DIRECTIONS: Without the pictures, output the records below word for word.

RECORDS:
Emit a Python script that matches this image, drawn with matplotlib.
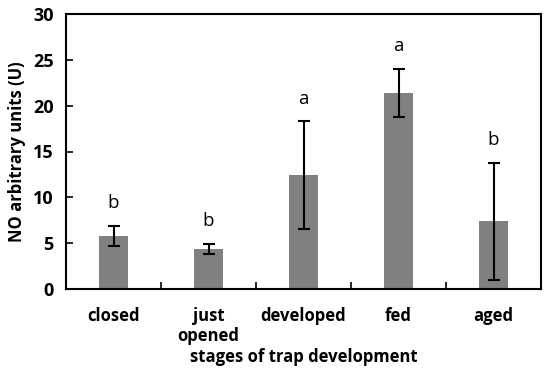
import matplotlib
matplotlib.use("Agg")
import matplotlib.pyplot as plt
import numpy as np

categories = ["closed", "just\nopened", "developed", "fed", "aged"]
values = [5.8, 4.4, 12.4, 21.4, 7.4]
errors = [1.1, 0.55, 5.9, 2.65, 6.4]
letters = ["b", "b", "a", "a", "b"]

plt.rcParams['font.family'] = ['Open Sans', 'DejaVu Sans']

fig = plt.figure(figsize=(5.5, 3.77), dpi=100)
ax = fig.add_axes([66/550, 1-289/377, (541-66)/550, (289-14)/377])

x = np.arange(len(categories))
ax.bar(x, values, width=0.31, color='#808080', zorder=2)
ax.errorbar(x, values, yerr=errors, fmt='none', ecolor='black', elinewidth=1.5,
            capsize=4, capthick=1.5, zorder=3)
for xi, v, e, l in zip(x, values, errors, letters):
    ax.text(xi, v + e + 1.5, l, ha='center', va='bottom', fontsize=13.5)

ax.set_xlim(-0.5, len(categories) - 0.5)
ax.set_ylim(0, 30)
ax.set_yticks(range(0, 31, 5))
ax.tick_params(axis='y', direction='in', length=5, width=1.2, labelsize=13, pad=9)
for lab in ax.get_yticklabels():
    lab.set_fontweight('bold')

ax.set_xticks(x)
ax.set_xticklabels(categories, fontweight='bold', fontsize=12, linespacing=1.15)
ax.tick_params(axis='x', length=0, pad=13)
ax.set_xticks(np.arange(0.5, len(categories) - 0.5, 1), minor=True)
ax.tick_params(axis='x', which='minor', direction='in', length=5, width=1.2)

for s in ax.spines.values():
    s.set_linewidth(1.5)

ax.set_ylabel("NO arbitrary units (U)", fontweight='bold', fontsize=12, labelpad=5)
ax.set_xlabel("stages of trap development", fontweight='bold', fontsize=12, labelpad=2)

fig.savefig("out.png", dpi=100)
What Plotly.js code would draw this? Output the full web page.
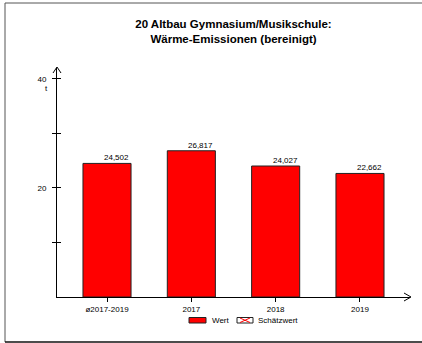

OUTPUT BELOW:
Emit a Python script that matches this image, drawn with matplotlib.
import matplotlib
matplotlib.use("Agg")
import matplotlib.pyplot as plt
import numpy as np

categories = ["closed", "just\nopened", "developed", "fed", "aged"]
values = [5.8, 4.4, 12.4, 21.4, 7.4]
errors = [1.1, 0.55, 5.9, 2.65, 6.4]
letters = ["b", "b", "a", "a", "b"]

plt.rcParams['font.family'] = ['Open Sans', 'DejaVu Sans']

fig = plt.figure(figsize=(5.5, 3.77), dpi=100)
ax = fig.add_axes([66/550, 1-289/377, (541-66)/550, (289-14)/377])

x = np.arange(len(categories))
ax.bar(x, values, width=0.31, color='#808080', zorder=2)
ax.errorbar(x, values, yerr=errors, fmt='none', ecolor='black', elinewidth=1.5,
            capsize=4, capthick=1.5, zorder=3)
for xi, v, e, l in zip(x, values, errors, letters):
    ax.text(xi, v + e + 1.5, l, ha='center', va='bottom', fontsize=13.5)

ax.set_xlim(-0.5, len(categories) - 0.5)
ax.set_ylim(0, 30)
ax.set_yticks(range(0, 31, 5))
ax.tick_params(axis='y', direction='in', length=5, width=1.2, labelsize=13, pad=9)
for lab in ax.get_yticklabels():
    lab.set_fontweight('bold')

ax.set_xticks(x)
ax.set_xticklabels(categories, fontweight='bold', fontsize=12, linespacing=1.15)
ax.tick_params(axis='x', length=0, pad=13)
ax.set_xticks(np.arange(0.5, len(categories) - 0.5, 1), minor=True)
ax.tick_params(axis='x', which='minor', direction='in', length=5, width=1.2)

for s in ax.spines.values():
    s.set_linewidth(1.5)

ax.set_ylabel("NO arbitrary units (U)", fontweight='bold', fontsize=12, labelpad=5)
ax.set_xlabel("stages of trap development", fontweight='bold', fontsize=12, labelpad=2)

fig.savefig("out.png", dpi=100)
What Plotly.js code would draw this? Output the full web page.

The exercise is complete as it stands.